#### Short exercise
Retype the lines beneath this one, from the first through the line containing "const chart = echarts.init(document.getElementById('chart'));". Pictures are left out.

Dataset records
/---
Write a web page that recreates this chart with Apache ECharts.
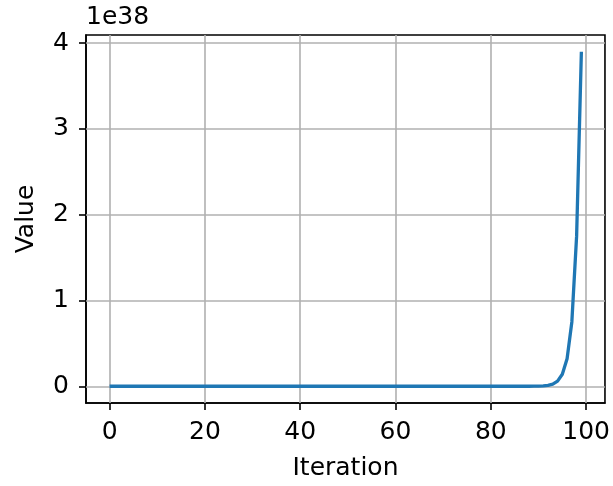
<!DOCTYPE html>
<html>
<head>
<meta charset="utf-8">
<script src="https://cdn.jsdelivr.net/npm/echarts@6/dist/echarts.min.js"></script>
<style>
  html, body { margin: 0; padding: 0; background: #fff; }
  #chart { width: 613px; height: 486px; }
</style>
</head>
<body>
<div id="chart"></div>
<script>
// values in units of 1e38, iteration 0..99
const iterations = [];
for (let i = 0; i < 100; i++) iterations.push(i);
const values = [
  0, 0, 0, 0, 0, 0, 0, 0, 0, 0,
  0, 0, 0, 0, 0, 0, 0, 0, 0, 0,
  0, 0, 0, 0, 0, 0, 0, 0, 0, 0,
  0, 0, 0, 0, 0, 0, 0, 0, 0, 0,
  0, 0, 0, 0, 0, 0, 0, 0, 0, 0,
  0, 0, 0, 0, 0, 0, 0, 0, 0, 0,
  0, 0, 0, 0, 0, 0, 0, 0, 0, 0,
  0, 0, 0, 0, 0, 0, 0, 0, 0, 0,
  0, 0, 0, 0, 0, 0, 0, 0, 0, 0.001,
  0.002, 0.005, 0.011, 0.025, 0.06, 0.14, 0.32, 0.75, 1.75, 3.9
];
const xTicks = [0, 20, 40, 60, 80, 100];
const yTicks = [0, 1, 2, 3, 4];

const font = 'DejaVu Sans';
const fs = 25;
const chart = echarts.init(document.getElementById('chart'));

chart.setOption({
  animation: false,
  grid: {
    left: 86, right: 6, top: 35, bottom: 81,
    show: true, borderColor: '#000', borderWidth: 1.6, backgroundColor: 'transparent'
  },
  graphic: [{
    type: 'text', left: 86, top: 5,
    style: { text: '1e38', font: fs + 'px "DejaVu Sans"', fill: '#000' }
  }],
  xAxis: {
    type: 'value', min: -4.95, max: 103.95,
    name: 'Iteration', nameLocation: 'middle', nameGap: 53,
    nameTextStyle: { fontFamily: font, fontSize: fs, color: '#000' },
    axisLine: { onZero: false, lineStyle: { color: '#000', width: 1.6 } },
    axisTick: { show: true, inside: false, length: 7, customValues: xTicks, lineStyle: { color: '#000', width: 1.6 } },
    axisLabel: { customValues: xTicks, margin: 17, fontFamily: font, fontSize: fs, color: '#000' },
    splitLine: { show: false }
  },
  yAxis: {
    type: 'value', min: -0.195, max: 4.095,
    name: 'Value', nameLocation: 'middle', nameGap: 47, nameRotate: 90,
    nameTextStyle: { fontFamily: font, fontSize: fs, color: '#000' },
    axisLine: { onZero: false, lineStyle: { color: '#000', width: 1.6 } },
    axisTick: { show: true, inside: false, length: 7, customValues: yTicks, lineStyle: { color: '#000', width: 1.6 } },
    axisLabel: { customValues: yTicks, margin: 17, fontFamily: font, fontSize: fs, color: '#000' },
    splitLine: { show: false }
  },
  series: [
    {
      type: 'line', data: [], silent: true, z: 1,
      markLine: {
        z: 1, silent: true, symbol: 'none', label: { show: false },
        lineStyle: { color: '#b0b0b0', width: 1.6, type: 'solid' },
        data: xTicks.map(v => ({ xAxis: v })).concat(yTicks.map(v => ({ yAxis: v })))
      }
    },
    {
      type: 'line', z: 6,
      data: iterations.map((x, i) => [x, values[i]]),
      showSymbol: false,
      lineStyle: { color: '#1f77b4', width: 3.3, cap: 'butt', join: 'round' },
      itemStyle: { color: '#1f77b4' }
    }
  ]
});
</script>
</body>
</html>
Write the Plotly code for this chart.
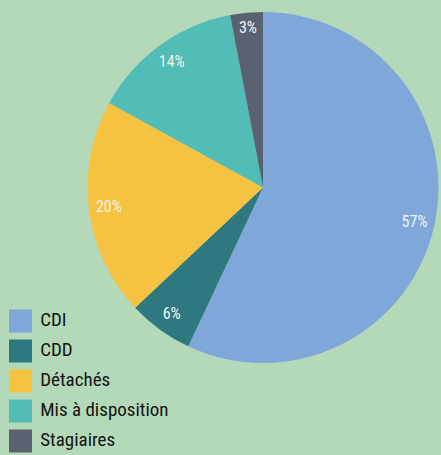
import plotly.graph_objects as go

categories = ["CDI", "CDD", "Détachés", "Mis à disposition", "Stagiaires"]
values = [57, 6, 20, 14, 3]
colors = ["#7fa7d9", "#2e7880", "#f5c242", "#52bdb6", "#5a6272"]

FONT = "Liberation Sans Narrow, Roboto Condensed, Roboto, sans-serif"
W, H = 441, 455
BG = "#b4d9b8"
pie_domain = dict(x=[87 / W, 439 / W], y=[92 / H, 443 / H])

fig = go.Figure()
# filled pie, no text
fig.add_trace(go.Pie(
    labels=categories, values=values, sort=False, direction="clockwise",
    rotation=0, marker=dict(colors=colors, line=dict(width=0)),
    textinfo="none", domain=pie_domain, showlegend=False,
    hoverinfo="label+percent",
))
# transparent ring carrying the percentage labels near the rim
fig.add_trace(go.Pie(
    labels=categories, values=values, sort=False, direction="clockwise",
    rotation=0, hole=0.77,
    marker=dict(colors=["rgba(0,0,0,0)"] * len(values), line=dict(width=0)),
    texttemplate="%{value}%", textposition="inside",
    insidetextorientation="horizontal",
    textfont=dict(family=FONT, size=16, color="#eef3f3"),
    domain=pie_domain, showlegend=False, hoverinfo="skip",
))

# legend drawn as a scatter of squares with labels
leg_x = [20.5] * len(categories)
leg_y = [321 + 30 * i for i in range(len(categories))]
fig.add_trace(go.Scatter(
    x=leg_x, y=leg_y, mode="markers+text", text=[" " + c for c in categories],
    textposition="middle right",
    textfont=dict(family=FONT, size=19, color="#141414"),
    marker=dict(symbol="square", size=23, color=colors, line=dict(width=0)),
    xaxis="x", yaxis="y", showlegend=False, hoverinfo="skip", cliponaxis=False,
))

fig.update_layout(
    width=W, height=H, margin=dict(l=0, r=0, t=0, b=0),
    paper_bgcolor=BG, plot_bgcolor="rgba(0,0,0,0)",
    xaxis=dict(range=[0, W], visible=False, domain=[0, 1], fixedrange=True),
    yaxis=dict(range=[H, 0], visible=False, domain=[0, 1], fixedrange=True),
)

fig.write_html(
    "out.html",
    config={"displayModeBar": False},
    post_script="document.body.style.margin='0';document.body.style.overflow='hidden';"
                "document.body.style.background='" + BG + "';",
)
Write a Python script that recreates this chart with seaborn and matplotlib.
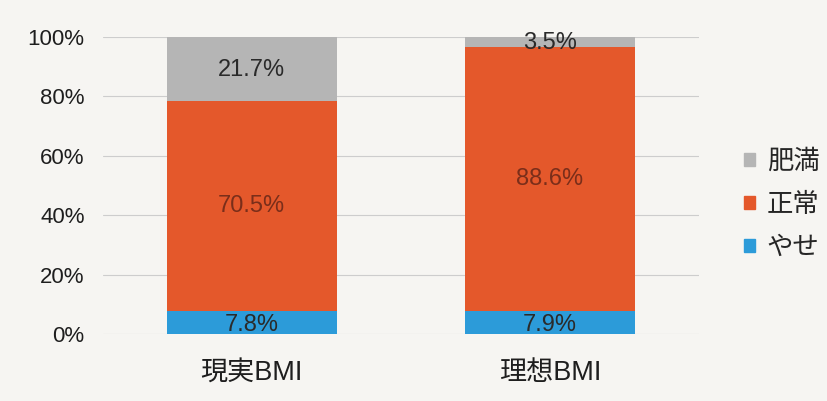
\---
#### Exercise response
Write a web page that recreates this chart with Apache ECharts.
<!DOCTYPE html>
<html>
<head>
<meta charset="utf-8">
<script src="https://cdn.jsdelivr.net/npm/echarts@6/dist/echarts.min.js"></script>
<style>
  html, body { margin: 0; padding: 0; background: #fff; }
  #chart { width: 613px; height: 486px; }
</style>
</head>
<body>
<div id="chart"></div>
<script>
// values in units of 1e38, iteration 0..99
const iterations = [];
for (let i = 0; i < 100; i++) iterations.push(i);
const values = [
  0, 0, 0, 0, 0, 0, 0, 0, 0, 0,
  0, 0, 0, 0, 0, 0, 0, 0, 0, 0,
  0, 0, 0, 0, 0, 0, 0, 0, 0, 0,
  0, 0, 0, 0, 0, 0, 0, 0, 0, 0,
  0, 0, 0, 0, 0, 0, 0, 0, 0, 0,
  0, 0, 0, 0, 0, 0, 0, 0, 0, 0,
  0, 0, 0, 0, 0, 0, 0, 0, 0, 0,
  0, 0, 0, 0, 0, 0, 0, 0, 0, 0,
  0, 0, 0, 0, 0, 0, 0, 0, 0, 0.001,
  0.002, 0.005, 0.011, 0.025, 0.06, 0.14, 0.32, 0.75, 1.75, 3.9
];
const xTicks = [0, 20, 40, 60, 80, 100];
const yTicks = [0, 1, 2, 3, 4];

const font = 'DejaVu Sans';
const fs = 25;
const chart = echarts.init(document.getElementById('chart'));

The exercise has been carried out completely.